高小,老乡们称做“高学”。出村读高学,那是一件了不起的大事。奶奶令大娘给我洗过衣服,买了一块花格毛巾亲自给我缝制了一只书包。之外,特别着意将我本身修整了一番。奶奶说:
“念高学啦,头不是头、脚不是脚、什么样子!”
于是,首先整备我的头。
乡下男孩子,最普及的发型是那种马鬃鬃头。个别的后脑勺那儿再留一撮头发,叫做“舅舅毛”。凡是在舅舅家中常住者,剃头都留舅舅毛。这一风俗不知含有什么样的久远流传的文化意味。除此而外,为了长命,如同男孩专取女孩名字的意思一样,也有极少部分的男孩留一种“姑子”头。姑子,不只是指尼姑还是道姑。那头型是在头围一周,留一圈头发,圈内圈外全部剃光;头顶发旋儿再留下小小的一撮,叫做“八根毛”。这多半有一种舍身佛门,获得菩萨保佑的意义。
我读小学时,一直留着马鬃鬃。又大又圆的一颗头,仅在脑顶前端留那么半截手掌大的一块头发。假期到太原,我的发型就遭到城里孩子们的围观和嘲笑。那时,我就感到自己脑瓜愈发又大又圆,无可藏匿,辣辣地冒火。到理发馆去改发型,理发师们俱都发愁:剃刀剃就的基础,一下子颇难修改。出村读高学,奶奶顺应时尚的改变,决定依从我的愿望,给我改成分头。具体执行者,是一向操刀的大伯。

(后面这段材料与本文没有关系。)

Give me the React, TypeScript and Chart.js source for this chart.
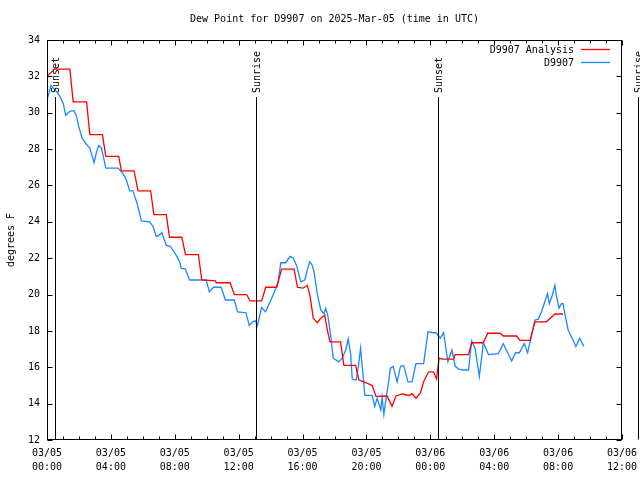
import React, { useEffect, useRef } from "react";
import { Chart, registerables } from "chart.js";

Chart.register(...registerables);

const TITLE = "Dew Point for D9907 on 2025-Mar-05 (time in UTC)";
const Y_TITLE = "degrees F";
const SERIES_NAMES = ["D9907 Analysis", "D9907"];
const COLORS = ["#ff0000", "#1a88ff"];

// x tick labels every 4 hours from 03/05 00:00
const xTickLabels = [
  ["03/05", "00:00"],
  ["03/05", "04:00"],
  ["03/05", "08:00"],
  ["03/05", "12:00"],
  ["03/05", "16:00"],
  ["03/05", "20:00"],
  ["03/06", "00:00"],
  ["03/06", "04:00"],
  ["03/06", "08:00"],
  ["03/06", "12:00"],
];

// sun events (hours since 03/05 00:00 UTC)
const sunTimes = [0.52, 13.09, 24.48, 37.0];
const sunLabels = ["Sunset", "Sunrise", "Sunset", "Sunrise"];

// Analysis series (hours, degF)
const analysisTimes = [
  0.0, 0.46, 1.43, 1.64, 2.48, 2.68, 3.47, 3.68, 4.49, 4.66, 5.45, 5.7, 6.49, 6.69,
  7.47, 7.67, 8.44, 8.67, 9.48, 9.69, 10.54, 10.6, 11.46, 11.73, 12.5, 12.71, 13.44,
  13.69, 14.38, 14.69, 15.47, 15.68, 16.03, 16.3, 16.47, 16.67, 16.92, 17.14, 17.39,
  17.55, 17.72, 18.38, 18.59, 19.32, 19.53, 19.84, 20.36, 20.6, 21.29, 21.6, 21.85,
  22.23, 22.65, 22.85, 23.1, 23.37, 23.58, 23.89, 24.2, 24.39, 24.55, 24.77, 25.45,
  25.56, 26.39, 26.59, 27.32, 27.59, 28.37, 28.57, 29.4, 29.61, 30.24, 30.55, 31.27,
  31.8, 32.31,
];
const analysisValues = [
  32.0, 32.4, 32.4, 30.6, 30.6, 28.8, 28.8, 27.6, 27.6, 26.8, 26.8, 25.7, 25.7, 24.4,
  24.4, 23.15, 23.15, 22.2, 22.2, 20.8, 20.75, 20.65, 20.65, 20.0, 20.0, 19.65, 19.65,
  20.4, 20.4, 21.4, 21.4, 20.4, 20.35, 20.5, 19.9, 18.7, 18.45, 18.7, 18.87,
  18.05, 17.4, 17.4, 16.1, 16.1, 15.3, 15.2, 15.0, 14.4, 14.42, 13.85, 14.42,
  14.53, 14.45, 14.55, 14.3, 14.57, 15.2, 15.75, 15.75, 15.35, 16.5, 16.45, 16.45,
  16.7, 16.7, 17.35, 17.35, 17.87, 17.87, 17.72, 17.72, 17.48, 17.48, 18.5, 18.5,
  18.93, 18.93,
];

// Observed series (hours, degF)
const obsTimes = [
  0.0, 0.25, 0.61, 0.81, 1.02, 1.17, 1.33, 1.5, 1.7, 1.85, 2.0, 2.2, 2.48, 2.68, 2.83,
  2.95, 3.1, 3.24, 3.41, 3.51, 3.68, 4.45, 4.76, 4.97, 5.18, 5.38, 5.66, 5.91, 6.43,
  6.63, 6.84, 6.99, 7.19, 7.47, 7.72, 7.88, 8.13, 8.3, 8.4, 8.67, 8.92, 9.96, 10.17,
  10.42, 10.9, 11.17, 11.73, 11.93, 12.46, 12.66, 12.87, 13.04, 13.18, 13.43, 13.68,
  14.02, 14.33, 14.47, 14.64, 14.95, 15.22, 15.43, 15.64, 15.89, 16.14, 16.3, 16.45,
  16.61, 16.72, 16.92, 17.14, 17.34, 17.45, 17.59, 17.76, 17.92, 18.28, 18.48, 18.7,
  18.86, 19.01, 19.11, 19.36, 19.53, 19.63, 19.78, 19.9, 20.36, 20.52, 20.67, 20.9,
  20.98, 21.09, 21.23, 21.35, 21.5, 21.67, 21.92, 22.13, 22.33, 22.6, 22.85, 23.1,
  23.58, 23.85, 24.2, 24.36, 24.62, 24.83, 25.1, 25.35, 25.56, 25.77, 26.08, 26.39,
  26.59, 26.8, 27.07, 27.32, 27.64, 28.26, 28.57, 29.09, 29.34, 29.57, 29.88, 30.09,
  30.3, 30.55, 30.76, 30.96, 31.17, 31.34, 31.45, 31.63, 31.8, 31.9, 32.05, 32.21,
  32.31, 32.42, 32.63, 32.88, 33.11, 33.36, 33.61,
];
const obsValues = [
  30.7, 31.5, 31.15, 30.9, 30.5, 29.85, 30.0, 30.1, 30.1, 29.8, 29.2, 28.6, 28.25, 28.05,
  27.6, 27.25, 27.85, 28.2, 28.05, 27.65, 26.95, 26.95, 26.65, 26.3, 25.7, 25.7, 24.95,
  24.05, 24.0, 23.75, 23.2, 23.25, 23.4, 22.7, 22.65, 22.45, 22.1, 21.8, 21.45, 21.4,
  20.8, 20.8, 20.15, 20.4, 20.4, 19.7, 19.7, 19.05, 19.0, 18.3, 18.5, 18.55, 18.3, 19.3,
  19.05, 19.7, 20.35, 20.7, 21.75, 21.75, 22.1, 22.0, 21.55, 20.7, 20.8, 21.35, 21.8,
  21.6, 21.25, 20.05, 19.15, 18.95, 19.25, 18.8, 17.75, 16.5, 16.3, 16.5, 16.95, 17.55,
  16.75, 15.35, 15.3, 16.3, 17.05, 15.65, 14.45, 14.45, 13.85, 14.3, 13.65, 14.35, 13.4,
  14.3, 14.95, 15.95, 16.05, 15.2, 16.05, 16.1, 15.2, 15.2, 16.2, 16.2, 17.95, 17.9,
  17.9, 17.6, 17.9, 16.3, 16.95, 16.05, 15.9, 15.85, 15.85, 17.45, 17.05, 15.5, 17.35,
  16.7, 16.75, 17.3, 16.35, 16.8, 16.8, 17.3, 16.8, 17.6, 18.6, 18.65, 19.05, 19.6,
  20.05, 19.5, 19.95, 20.5, 19.9, 19.25, 19.5, 19.5, 18.95, 18.05, 17.6, 17.15, 17.6,
  17.15,
];

const X_MIN = 0;
const X_MAX = 36;
const Y_MIN = 12;
const Y_MAX = 34;

const FONT_FAMILY = '"DejaVu Sans Mono", monospace';
const FONT = `10px ${FONT_FAMILY}`;

const framePlugin = {
  id: "gnuFrame",
  afterDraw(chart: any) {
    const { ctx, chartArea: a } = chart;
    const xs = chart.scales.x;
    const ys = chart.scales.y;
    const L = Math.round(a.left) + 0.5;
    const R = Math.round(a.right) - 0.5;
    const T = Math.round(a.top) + 0.5;
    const B = Math.round(a.bottom) - 0.5;
    ctx.save();
    ctx.strokeStyle = "#000";
    ctx.lineWidth = 1;
    ctx.beginPath();
    // ticks on x (every hour, longer every 4h)
    for (let h = X_MIN; h <= X_MAX; h++) {
      const px = Math.round(xs.getPixelForValue(h)) + 0.5;
      const len = h % 4 === 0 ? 5 : 3;
      ctx.moveTo(px, B);
      ctx.lineTo(px, B - len);
      ctx.moveTo(px, T);
      ctx.lineTo(px, T + len);
    }
    for (let v = Y_MIN; v <= Y_MAX; v += 2) {
      const py = Math.round(ys.getPixelForValue(v)) + 0.5;
      ctx.moveTo(L, py);
      ctx.lineTo(L + 5, py);
      ctx.moveTo(R, py);
      ctx.lineTo(R - 5, py);
    }
    ctx.stroke();
    ctx.strokeRect(L, T, R - L, B - T);

    // sun lines
    ctx.font = FONT;
    ctx.fillStyle = "#000";
    sunTimes.forEach((t, i) => {
      const px = Math.round(xs.getPixelForValue(t)) + 0.5;
      ctx.beginPath();
      ctx.moveTo(px, 97);
      ctx.lineTo(px, B);
      ctx.stroke();
      ctx.save();
      ctx.translate(px + 1, 93);
      ctx.rotate(-Math.PI / 2);
      ctx.textAlign = "left";
      ctx.textBaseline = "middle";
      ctx.fillText(sunLabels[i], 0, 0);
      ctx.restore();
    });

    // title
    ctx.textAlign = "center";
    ctx.textBaseline = "middle";
    ctx.fillText(TITLE, (a.left + a.right) / 2, 19);

    // y axis title
    ctx.save();
    ctx.translate(11, (a.top + a.bottom) / 2);
    ctx.rotate(-Math.PI / 2);
    ctx.textAlign = "center";
    ctx.textBaseline = "middle";
    ctx.fillText(Y_TITLE, 0, 0);
    ctx.restore();

    // legend
    SERIES_NAMES.forEach((name, i) => {
      const yy = 50 + i * 13;
      ctx.textAlign = "right";
      ctx.textBaseline = "middle";
      ctx.fillStyle = "#000";
      ctx.fillText(name, 574, yy);
      ctx.strokeStyle = COLORS[i];
      ctx.lineWidth = 1.3;
      ctx.beginPath();
      ctx.moveTo(581, yy - 0.5);
      ctx.lineTo(610, yy - 0.5);
      ctx.stroke();
    });
    ctx.restore();
  },
};

export default function App() {
  const ref = useRef<HTMLCanvasElement | null>(null);
  useEffect(() => {
    if (!ref.current) return;
    const analysisData = analysisTimes.map((t, i) => ({ x: t, y: analysisValues[i] }));
    const obsData = obsTimes.map((t, i) => ({ x: t, y: obsValues[i] }));
    const chart = new Chart(ref.current, {
      type: "line",
      data: {
        datasets: [
          {
            label: SERIES_NAMES[0],
            data: analysisData,
            borderColor: COLORS[0],
            backgroundColor: COLORS[0],
            borderWidth: 1.3,
            pointRadius: 0,
            tension: 0,
          },
          {
            label: SERIES_NAMES[1],
            data: obsData,
            borderColor: COLORS[1],
            backgroundColor: COLORS[1],
            borderWidth: 1.3,
            pointRadius: 0,
            tension: 0,
          },
        ],
      },
      options: {
        responsive: false,
        animation: false,
        events: [],
        layout: { padding: { top: 40, right: 18, left: 0, bottom: 0 } },
        plugins: {
          legend: { display: false },
          title: { display: false },
          tooltip: { enabled: false },
        },
        scales: {
          x: {
            type: "linear",
            min: X_MIN,
            max: X_MAX,
            grid: { display: false, drawTicks: false },
            border: { display: false },
            ticks: {
              stepSize: 4,
              padding: 6,
              maxRotation: 0,
              autoSkip: false,
              color: "#000",
              font: { family: FONT_FAMILY, size: 10, lineHeight: 1.4 },
              callback: (v: any) => xTickLabels[Math.round(Number(v) / 4)],
            },
            afterFit: (s: any) => {
              s.height = 40;
              s.paddingLeft = 0;
              s.paddingRight = 0;
            },
          },
          y: {
            min: Y_MIN,
            max: Y_MAX,
            grid: { display: false, drawTicks: false },
            border: { display: false },
            ticks: {
              stepSize: 2,
              padding: 7,
              color: "#000",
              font: { family: FONT_FAMILY, size: 10 },
            },
            afterFit: (s: any) => {
              s.width = 47;
              s.paddingTop = 0;
              s.paddingBottom = 0;
            },
          },
        },
      },
      plugins: [framePlugin],
    });
    return () => chart.destroy();
  }, []);
  return (
    <div style={{ position: "absolute", left: 0, top: 0, width: 640, height: 480 }}>
      <canvas ref={ref} width={640} height={480} style={{ display: "block" }} />
    </div>
  );
}
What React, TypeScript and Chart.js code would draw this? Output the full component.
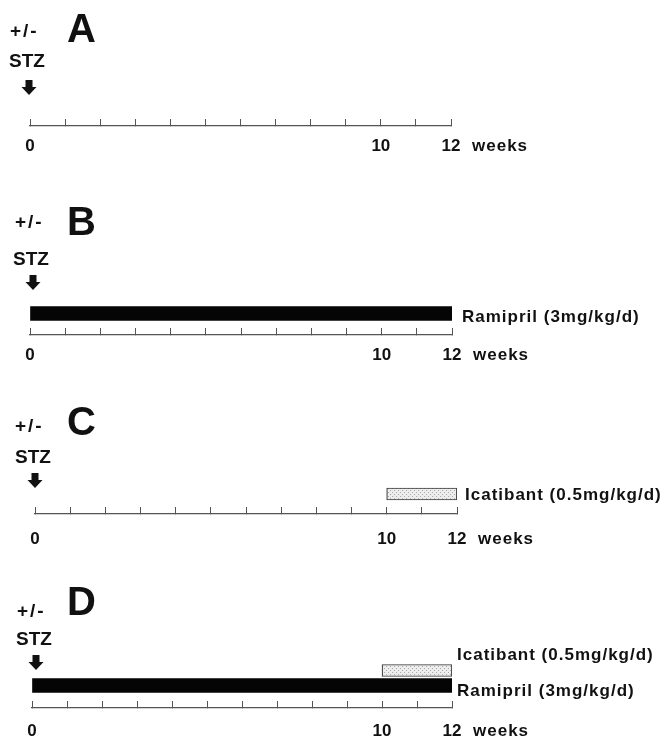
import React, { useEffect, useRef } from 'react';
import { Chart, registerables } from 'chart.js';

Chart.register(...registerables);

// ---------- data ----------
const weekMin = 0;
const weekMax = 12;
const labeledWeeks = [0, 10, 12];
const unitLabel = 'weeks';
const panelLetters = ['A', 'B', 'C', 'D'];
const injectionLabel = '+/-';
const injectionAgent = 'STZ';
const ramiprilLabel = 'Ramipril (3mg/kg/d)';
const icatibantLabel = 'Icatibant (0.5mg/kg/d)';
const panelTreatments: string[][] = [[], [ramiprilLabel], [icatibantLabel], [icatibantLabel, ramiprilLabel]];
const panelStartWeeks: number[][] = [[], [0], [10], [10, 0]];
const panelEndWeeks: number[][] = [[], [12], [12], [12, 12]];

// ---------- styles / layout ----------
const FONT = '"Liberation Sans", Arial, Helvetica, sans-serif';
const INK = '#111111';
const W = 672;
const TICK_LEN = -7;
const TICK_FONT = 17;

type Layout = {
  top: number; xh: number; axisY: number; chartTop: number; x0: number; x12: number;
  yMin: number; yMax: number; labelOffset: number;
  letter: [number, number]; pm: [number, number]; stz: [number, number]; arrow: [number, number];
  dx: number[]; dy: number[];
};

const layouts: Layout[] = [
  { top: 0, xh: 40, axisY: 126, chartTop: 90, x0: 30, x12: 451, yMin: -1, yMax: 1, labelOffset: 20,
    letter: [67, 42], pm: [10, 32], stz: [9, 62], arrow: [29, 80], dx: [], dy: [] },
  { top: 180, xh: 35, axisY: 335, chartTop: 292, x0: 30, x12: 452, yMin: -1, yMax: 1, labelOffset: 20,
    letter: [67, 235], pm: [15, 223], stz: [13, 260], arrow: [33, 275], dx: [10], dy: [3.5] },
  { top: 372, xh: 40, axisY: 514, chartTop: 474, x0: 35, x12: 457, yMin: -1, yMax: 1, labelOffset: 25,
    letter: [67, 435], pm: [15, 427], stz: [15, 458], arrow: [35, 473], dx: [8], dy: [1] },
  { top: 560, xh: 31, axisY: 708, chartTop: 655.5, x0: 32, x12: 452, yMin: -1, yMax: 2.5, labelOffset: 23,
    letter: [67, 615], pm: [17, 612], stz: [16, 640], arrow: [36, 655], dx: [5, 5], dy: [-15, 5.5] },
];

function makeStipple(): CanvasPattern | string {
  const c = document.createElement('canvas');
  c.width = 4; c.height = 4;
  const g = c.getContext('2d');
  if (!g) return '#e0e0e0';
  g.fillStyle = '#ededed';
  g.fillRect(0, 0, 4, 4);
  g.fillStyle = '#a9a9a9';
  g.fillRect(0, 0, 1, 1);
  g.fillRect(2, 2, 1, 1);
  return g.createPattern(c, 'repeat') || '#e0e0e0';
}

function Panel({ index }: { index: number }) {
  const ref = useRef<HTMLCanvasElement>(null);
  const L = layouts[index];
  const height = L.axisY + L.xh - L.top;

  useEffect(() => {
    if (!ref.current) return;
    const stipple = makeStipple();
    const names = panelTreatments[index];
    const datasets = names.map((name, i) => {
      const isRamipril = name === ramiprilLabel;
      return {
        label: name,
        data: [{ x: [panelStartWeeks[index][i], panelEndWeeks[index][i]], y: i }],
        backgroundColor: isRamipril ? '#050505' : stipple,
        borderColor: isRamipril ? '#050505' : '#3a3a3a',
        borderWidth: isRamipril ? 0 : 1.2,
        borderSkipped: false,
        grouped: false,
        barThickness: isRamipril ? 14 : 12,
      };
    });

    const decor = {
      id: 'decor',
      afterDraw(chart: any) {
        const ctx: CanvasRenderingContext2D = chart.ctx;
        const off = L.top;
        ctx.save();
        ctx.fillStyle = INK;
        ctx.textAlign = 'left';
        // panel letter
        ctx.font = `bold 40px ${FONT}`;
        ctx.textBaseline = 'alphabetic';
        ctx.fillText(panelLetters[index], L.letter[0], L.letter[1] - off);
        // +/-
        ctx.textBaseline = 'middle';
        ctx.font = `bold 19px ${FONT}`;
        (ctx as any).letterSpacing = '2px';
        ctx.fillText(injectionLabel, L.pm[0], L.pm[1] - off);
        (ctx as any).letterSpacing = '0px';
        // STZ
        ctx.font = `bold 19px ${FONT}`;
        ctx.fillText(injectionAgent, L.stz[0], L.stz[1] - off);
        // arrow
        const cx = L.arrow[0];
        const t = L.arrow[1] - off;
        ctx.beginPath();
        ctx.moveTo(cx - 3.5, t);
        ctx.lineTo(cx + 3.5, t);
        ctx.lineTo(cx + 3.5, t + 7);
        ctx.lineTo(cx + 7.5, t + 7);
        ctx.lineTo(cx, t + 15);
        ctx.lineTo(cx - 7.5, t + 7);
        ctx.lineTo(cx - 3.5, t + 7);
        ctx.closePath();
        ctx.fill();
        // unit label after last tick
        const xs = chart.scales.x;
        ctx.font = `bold ${TICK_FONT}px ${FONT}`;
        (ctx as any).letterSpacing = '1px';
        ctx.fillText(unitLabel, xs.getPixelForValue(weekMax) + 21, L.axisY - off + L.labelOffset);
        // treatment labels
        chart.data.datasets.forEach((ds: any, d: number) => {
          const meta = chart.getDatasetMeta(d);
          const el = meta.data[0];
          if (!el) return;
          ctx.fillText(ds.label, el.x + L.dx[d], el.y + L.dy[d]);
        });
        ctx.restore();
      },
    };

    const chart = new Chart(ref.current, {
      type: 'bar',
      data: { datasets: datasets as any },
      plugins: [decor],
      options: {
        indexAxis: 'y',
        animation: false,
        responsive: false,
        maintainAspectRatio: false,
        events: [],
        layout: {
          padding: { left: L.x0, right: W - L.x12, top: L.chartTop - L.top, bottom: 0 },
        },
        plugins: { legend: { display: false }, tooltip: { enabled: false }, title: { display: false } },
        scales: {
          x: {
            type: 'linear',
            position: 'bottom',
            min: weekMin,
            max: weekMax,
            offset: false,
            bounds: 'data',
            afterFit: (s: any) => { s.height = L.xh; },
            grid: { drawOnChartArea: false, drawTicks: true, tickLength: TICK_LEN, color: '#555555', lineWidth: 1 },
            border: { display: true, color: '#555555', width: 1.3 },
            ticks: {
              stepSize: 1,
              autoSkip: false,
              maxRotation: 0,
              padding: L.labelOffset + 7 - (TICK_FONT * 1.2) / 2,
              color: INK,
              font: { family: FONT, size: TICK_FONT, weight: 'bold' },
              callback: (v: any) => (labeledWeeks.includes(Number(v)) ? String(v) : ''),
            },
          },
          y: {
            type: 'linear',
            display: false,
            reverse: true,
            bounds: 'data',
            offset: false,
            min: L.yMin,
            max: L.yMax,
            ticks: { stepSize: 0.5 },
          },
        },
      } as any,
    });
    return () => chart.destroy();
  }, [index]);

  return (
    <canvas
      ref={ref}
      width={W}
      height={height}
      style={{ position: 'absolute', left: 0, top: L.top, width: W, height }}
    />
  );
}

export default function App() {
  return (
    <div style={{ position: 'fixed', left: 0, top: 0, width: W, height: 739, overflow: 'hidden', background: '#ffffff' }}>
      {panelLetters.map((_, i) => (
        <Panel key={i} index={i} />
      ))}
    </div>
  );
}
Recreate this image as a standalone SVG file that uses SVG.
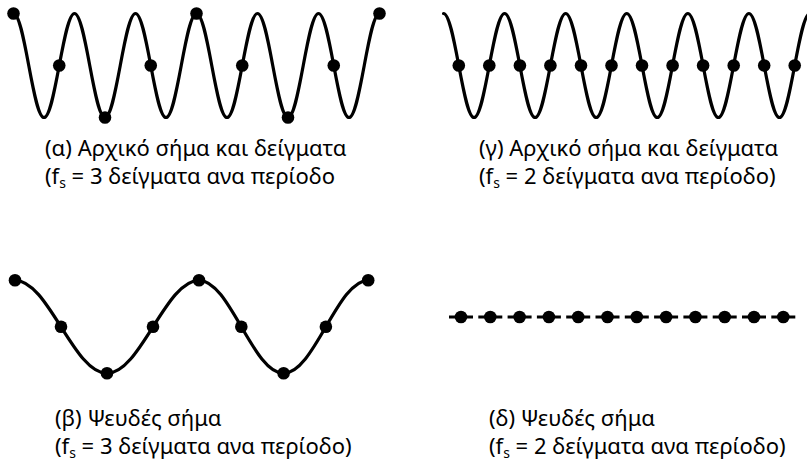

从我们红崖底小学最早任教的哦梁贵明老师和伍国才老师开始,他们的分头已经对青少年产生了极大的号召力。年龄大点的学生常为了留分头还是剃光头和家里吵得不可开交。大哥宝山二哥靠山都因为留不成分头,痛哭流涕过。后来,他们宁肯自己使一把剪子剪头,剪得狗啃了似的,也不再剃光头。大伯肯给我剃分头,真是对我格外体己了。
湿过头发,大伯磨利剃刀,先将我脑顶的长发抓起,四周旋瓜似的剃去一圈,分头的雏形就成了。奶奶探过身来检查,说是留得太多太厚,“黑毡似的顶一块,上火!”大伯接着继续加工,将长头发朝天揪起,底下用剃刀掏得干干净净。这样,我的头顶就剩下薄薄的梳齿儿似的两扇头发。被剃头刀钻心钻肺地杀割半晌,分头终于理成了。奶奶说:
“好!凉快,不上火!”
大伯合上刀具,欣赏一番,也认为不坏:
“凑凑乎乎,和咱学校的老师留的头也差不多哩!”
我到院子里散步一回,大娘婶子们俱都夸奖,我十分得意,忘却了剃头时的疼痛。
上边剃好分头,奶奶又拿出一双她托人赶制的新鞋给我换上。
前多少年,农家谁个舍得买鞋?都是手工做鞋。麻绳纳底,线绳纳帮,又重又硬,叫做“砍山鞋”。我小时候总是穿这种砍山鞋。到太原见别的孩子穿球鞋布鞋,自然十分羡慕。村子里比我们先上高学的孩子们,也有雨天穿雨鞋的。但父亲从来不给我买鞋。他不愿意我在众堂兄弟中间搞“特殊化”,而且他总是拿他小时和我相比:
“雨鞋?有布鞋就不错啦!我小时候,布鞋也没一双囫囵的。上山砍柴,破鞋不跟脚,脱下来塞在柴捆子里,下了山才凑合着又穿上。雨鞋?哼!雨鞋!”
砍山鞋虽然结实,但我记的脚下的鞋总是破的。一是脚长得快,趾头们总要将鞋帮撑裂,“五兄弟”全部裸露;二是山路极费鞋底,脚跟脚掌部位常常磨穿两只大洞,石子儿不时钻进去捣乱。
出村读高学,奶奶托人给我赶制了一双新鞋,我自然十分满足。她老人家尽可能地打扮了她的高学生,也异常欣慰。脑袋上留了分头,脚下蹬了新鞋,农家之于高学生,足见重视啦!